▸ Provided data:

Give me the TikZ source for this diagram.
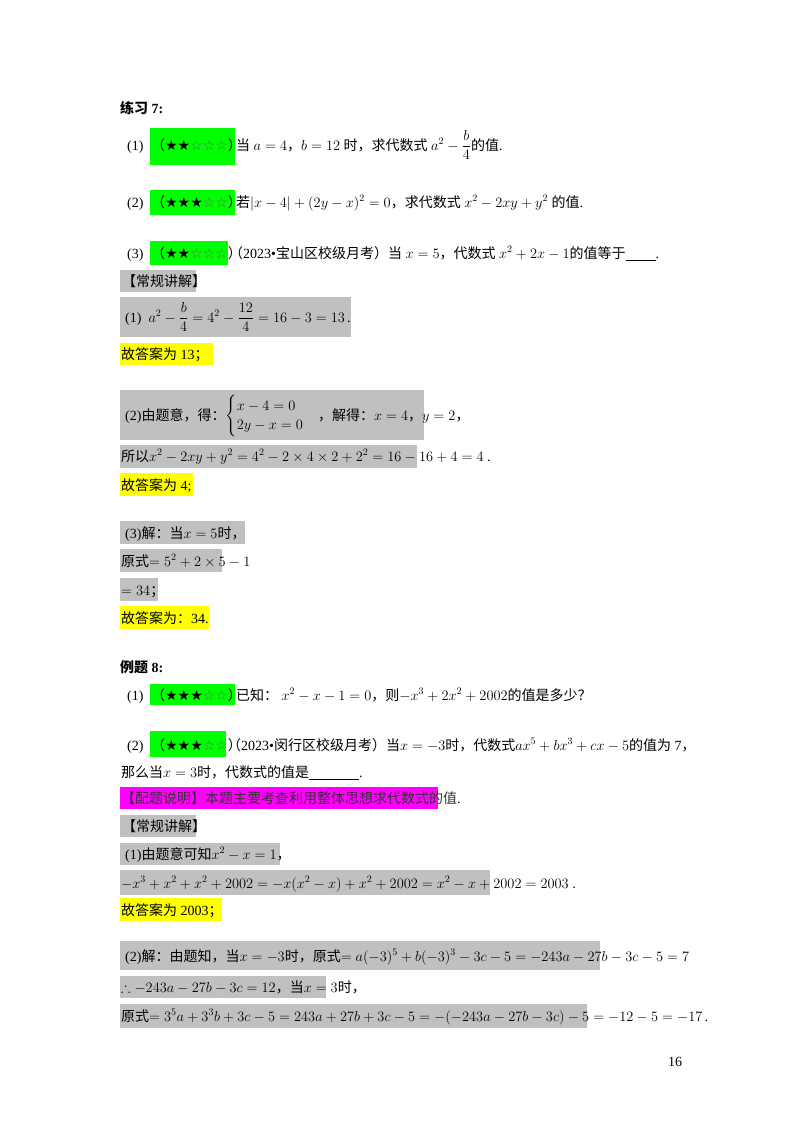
\documentclass[tikz,border=0pt]{standalone}
\usepackage{amsmath,amssymb}
\usepackage{fontspec}
\setmainfont{Liberation Serif}
\newfontfamily\cjk{Noto Sans CJK SC}
\newfontfamily\sym{DejaVu Sans}
\newcommand\z[1]{{\cjk #1}}
\newcommand\zb[1]{{\cjk\bfseries #1}}
\definecolor{hgreen}{RGB}{0,255,0}
\definecolor{hgray}{RGB}{192,192,192}
\definecolor{hyel}{RGB}{255,255,0}
\definecolor{hmag}{RGB}{255,0,255}
\tikzset{t/.style={anchor=base west,inner sep=0pt,font=\fontsize{14}{16}\selectfont},
 gb/.style={fill=hgreen},gr/.style={fill=hgray},ye/.style={fill=hyel},mg/.style={fill=hmag}}
\newcommand\st[2]{\z{（}{\sym #1}{\sym\color{black!60} #2}\z{）}}
\begin{document}
\begin{tikzpicture}[x=1pt,y=-1pt]
\useasboundingbox (0,0) rectangle (800,1132);
% boxes
\fill[gb] (150,128) rectangle (235,165);
\fill[gb] (150,190) rectangle (235,215);
\fill[gb] (150,241) rectangle (228,265);
\fill[gr] (120,270) rectangle (196,292);
\fill[gr] (120,297) rectangle (351,337);
\fill[ye] (120,343) rectangle (213,365);
\fill[gr] (120,390) rectangle (424,440);
\fill[gr] (120,445) rectangle (417,468);
\fill[ye] (120,473) rectangle (193,496);
\fill[gr] (120,521) rectangle (245,544);
\fill[gr] (120,549) rectangle (222,572);
\fill[gr] (120,578) rectangle (158,601);
\fill[ye] (120,606) rectangle (209,629);
\fill[gb] (150,684) rectangle (235,705);
\fill[gb] (150,731) rectangle (226,757);
\fill[mg] (120,787) rectangle (438,809);
\fill[gr] (120,815) rectangle (196,837);
\fill[gr] (120,843) rectangle (280,865);
\fill[gr] (120,870) rectangle (490,895);
\fill[ye] (120,898) rectangle (222,921);
\fill[gr] (120,941) rectangle (600,970);
\fill[gr] (120,976) rectangle (326,998);
\fill[gr] (120,1004) rectangle (587,1028);
% text
\node[t] (h1) at (120,113) {\zb{练习} \textbf{7:}};
\node[t] (a1) at (127,150) {(1)};
\node[t] (a1s) at (151,150) {\st{★★}{☆☆☆}};
\node[t] (a1r) at (236,150) {\z{当} $a=4$\z{，}$b=12$ \z{时，求代数式} $a^2-\dfrac{b}{4}$\z{的值}.};
\node[t] (a2) at (127,207) {(2)};
\node[t] (a2s) at (151,207) {\st{★★★}{☆☆}};
\node[t] (a2r) at (236,207) {\z{若}$|x-4|+(2y-x)^2=0$\z{，求代数式} $x^2-2xy+y^2$ \z{的值}.};
\node[t] (a3) at (127,258) {(3)};
\node[t] (a3s) at (151,258) {\st{★★}{☆☆☆}};
\node[t] (a3r) at (229,258) {\z{（}2023\textbullet\z{宝山区校级月考）当} $x=5$\z{，代数式} $x^2+2x-1$\z{的值等于}\underline{\hspace{30pt}}.};
\node[t] (c1) at (122,286) {\z{【常规讲解】}};
\node[t] (s1) at (125,322) {(1)\enspace $a^2-\dfrac{b}{4}=4^2-\dfrac{12}{4}=16-3=13$\,.};
\node[t] (y1) at (121,359) {\z{故答案为} 13\z{；}};
\node[t] (s2) at (125,420) {(2)\z{由题意，得：}$\begin{cases}x-4=0\\2y-x=0\end{cases}$\z{，解得：}$x=4$\z{，}$y=2$\z{，}};
\node[t] (s2b) at (121,461) {\z{所以}$x^2-2xy+y^2=4^2-2\times4\times2+2^2=16-16+4=4$ .};
\node[t] (y2) at (121,490) {\z{故答案为} 4;};
\node[t] (s3) at (125,538) {(3)\z{解：当}$x=5$\z{时，}};
\node[t] (s3b) at (121,566) {\z{原式}$=5^2+2\times5-1$};
\node[t] (s3c) at (121,595) {$=34$\z{；}};
\node[t] (y3) at (121,623) {\z{故答案为：}34.};
\node[t] (h2) at (120,672) {\zb{例题} \textbf{8:}};
\node[t] (b1) at (127,700) {(1)};
\node[t] (b1s) at (151,700) {\st{★★★}{☆☆}};
\node[t] (b1r) at (236,700) {\z{已知：} $x^2-x-1=0$\z{，则}$-x^3+2x^2+2002$\z{的值是多少？}};
\node[t] (b2) at (127,750) {(2)};
\node[t] (b2s) at (151,750) {\st{★★★}{☆☆}};
\node[t] (b2r) at (227,750) {\z{（}2023\textbullet\z{闵行区校级月考）当}$x=-3$\z{时，代数式}$ax^5+bx^3+cx-5$\z{的值为} 7\z{，}};
\node[t] (b2b) at (121,777) {\z{那么当}$x=3$\z{时，代数式的值是}\underline{\hspace{50pt}}.};
\node[t] (m1) at (121,803) {\z{\color{black!80}【配题说明】本题主要考查利用整体思想求代数式的值}.};
\node[t] (c2) at (122,831) {\z{【常规讲解】}};
\node[t] (t1) at (125,859) {(1)\z{由题意可知}$x^2-x=1$\z{，}};
\node[t] (t1b) at (121,888) {$-x^3+x^2+x^2+2002=-x(x^2-x)+x^2+2002=x^2-x+2002=2003$ .};
\node[t] (y4) at (121,915) {\z{故答案为} 2003\z{；}};
\node[t] (t2) at (125,961) {(2)\z{解：由题知，当}$x=-3$\z{时，原式}$=a(-3)^5+b(-3)^3-3c-5=-243a-27b-3c-5=7$};
\node[t] (t2b) at (121,992) {$\therefore-243a-27b-3c=12$\z{，当}$x=3$\z{时，}};
\node[t] (t2c) at (121,1021) {\z{原式}$=3^5a+3^3b+3c-5=243a+27b+3c-5=-(-243a-27b-3c)-5=-12-5=-17$\,.};
\node[t] (pg) at (668,1066) {16};
\end{tikzpicture}
\end{document}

▸ Problem to work on: Transcribe the whole listing exactly. Pictures stay out of your copy.

▸ Written reply:
Give me the TikZ source for this diagram.
\documentclass[tikz,border=0pt]{standalone}
\usepackage{amsmath,amssymb}
\usepackage{fontspec}
\setmainfont{Liberation Serif}
\newfontfamily\cjk{Noto Sans CJK SC}
\newfontfamily\sym{DejaVu Sans}
\newcommand\z[1]{{\cjk #1}}
\newcommand\zb[1]{{\cjk\bfseries #1}}
\definecolor{hgreen}{RGB}{0,255,0}
\definecolor{hgray}{RGB}{192,192,192}
\definecolor{hyel}{RGB}{255,255,0}
\definecolor{hmag}{RGB}{255,0,255}
\tikzset{t/.style={anchor=base west,inner sep=0pt,font=\fontsize{14}{16}\selectfont},
 gb/.style={fill=hgreen},gr/.style={fill=hgray},ye/.style={fill=hyel},mg/.style={fill=hmag}}
\newcommand\st[2]{\z{（}{\sym #1}{\sym\color{black!60} #2}\z{）}}
\begin{document}
\begin{tikzpicture}[x=1pt,y=-1pt]
\useasboundingbox (0,0) rectangle (800,1132);
% boxes
\fill[gb] (150,128) rectangle (235,165);
\fill[gb] (150,190) rectangle (235,215);
\fill[gb] (150,241) rectangle (228,265);
\fill[gr] (120,270) rectangle (196,292);
\fill[gr] (120,297) rectangle (351,337);
\fill[ye] (120,343) rectangle (213,365);
\fill[gr] (120,390) rectangle (424,440);
\fill[gr] (120,445) rectangle (417,468);
\fill[ye] (120,473) rectangle (193,496);
\fill[gr] (120,521) rectangle (245,544);
\fill[gr] (120,549) rectangle (222,572);
\fill[gr] (120,578) rectangle (158,601);
\fill[ye] (120,606) rectangle (209,629);
\fill[gb] (150,684) rectangle (235,705);
\fill[gb] (150,731) rectangle (226,757);
\fill[mg] (120,787) rectangle (438,809);
\fill[gr] (120,815) rectangle (196,837);
\fill[gr] (120,843) rectangle (280,865);
\fill[gr] (120,870) rectangle (490,895);
\fill[ye] (120,898) rectangle (222,921);
\fill[gr] (120,941) rectangle (600,970);
\fill[gr] (120,976) rectangle (326,998);
\fill[gr] (120,1004) rectangle (587,1028);
% text
\node[t] (h1) at (120,113) {\zb{练习} \textbf{7:}};
\node[t] (a1) at (127,150) {(1)};
\node[t] (a1s) at (151,150) {\st{★★}{☆☆☆}};
\node[t] (a1r) at (236,150) {\z{当} $a=4$\z{，}$b=12$ \z{时，求代数式} $a^2-\dfrac{b}{4}$\z{的值}.};
\node[t] (a2) at (127,207) {(2)};
\node[t] (a2s) at (151,207) {\st{★★★}{☆☆}};
\node[t] (a2r) at (236,207) {\z{若}$|x-4|+(2y-x)^2=0$\z{，求代数式} $x^2-2xy+y^2$ \z{的值}.};
\node[t] (a3) at (127,258) {(3)};
\node[t] (a3s) at (151,258) {\st{★★}{☆☆☆}};
\node[t] (a3r) at (229,258) {\z{（}2023\textbullet\z{宝山区校级月考）当} $x=5$\z{，代数式} $x^2+2x-1$\z{的值等于}\underline{\hspace{30pt}}.};
\node[t] (c1) at (122,286) {\z{【常规讲解】}};
\node[t] (s1) at (125,322) {(1)\enspace $a^2-\dfrac{b}{4}=4^2-\dfrac{12}{4}=16-3=13$\,.};
\node[t] (y1) at (121,359) {\z{故答案为} 13\z{；}};
\node[t] (s2) at (125,420) {(2)\z{由题意，得：}$\begin{cases}x-4=0\\2y-x=0\end{cases}$\z{，解得：}$x=4$\z{，}$y=2$\z{，}};
\node[t] (s2b) at (121,461) {\z{所以}$x^2-2xy+y^2=4^2-2\times4\times2+2^2=16-16+4=4$ .};
\node[t] (y2) at (121,490) {\z{故答案为} 4;};
\node[t] (s3) at (125,538) {(3)\z{解：当}$x=5$\z{时，}};
\node[t] (s3b) at (121,566) {\z{原式}$=5^2+2\times5-1$};
\node[t] (s3c) at (121,595) {$=34$\z{；}};
\node[t] (y3) at (121,623) {\z{故答案为：}34.};
\node[t] (h2) at (120,672) {\zb{例题} \textbf{8:}};
\node[t] (b1) at (127,700) {(1)};
\node[t] (b1s) at (151,700) {\st{★★★}{☆☆}};
\node[t] (b1r) at (236,700) {\z{已知：} $x^2-x-1=0$\z{，则}$-x^3+2x^2+2002$\z{的值是多少？}};
\node[t] (b2) at (127,750) {(2)};
\node[t] (b2s) at (151,750) {\st{★★★}{☆☆}};
\node[t] (b2r) at (227,750) {\z{（}2023\textbullet\z{闵行区校级月考）当}$x=-3$\z{时，代数式}$ax^5+bx^3+cx-5$\z{的值为} 7\z{，}};
\node[t] (b2b) at (121,777) {\z{那么当}$x=3$\z{时，代数式的值是}\underline{\hspace{50pt}}.};
\node[t] (m1) at (121,803) {\z{\color{black!80}【配题说明】本题主要考查利用整体思想求代数式的值}.};
\node[t] (c2) at (122,831) {\z{【常规讲解】}};
\node[t] (t1) at (125,859) {(1)\z{由题意可知}$x^2-x=1$\z{，}};
\node[t] (t1b) at (121,888) {$-x^3+x^2+x^2+2002=-x(x^2-x)+x^2+2002=x^2-x+2002=2003$ .};
\node[t] (y4) at (121,915) {\z{故答案为} 2003\z{；}};
\node[t] (t2) at (125,961) {(2)\z{解：由题知，当}$x=-3$\z{时，原式}$=a(-3)^5+b(-3)^3-3c-5=-243a-27b-3c-5=7$};
\node[t] (t2b) at (121,992) {$\therefore-243a-27b-3c=12$\z{，当}$x=3$\z{时，}};
\node[t] (t2c) at (121,1021) {\z{原式}$=3^5a+3^3b+3c-5=243a+27b+3c-5=-(-243a-27b-3c)-5=-12-5=-17$\,.};
\node[t] (pg) at (668,1066) {16};
\end{tikzpicture}
\end{document}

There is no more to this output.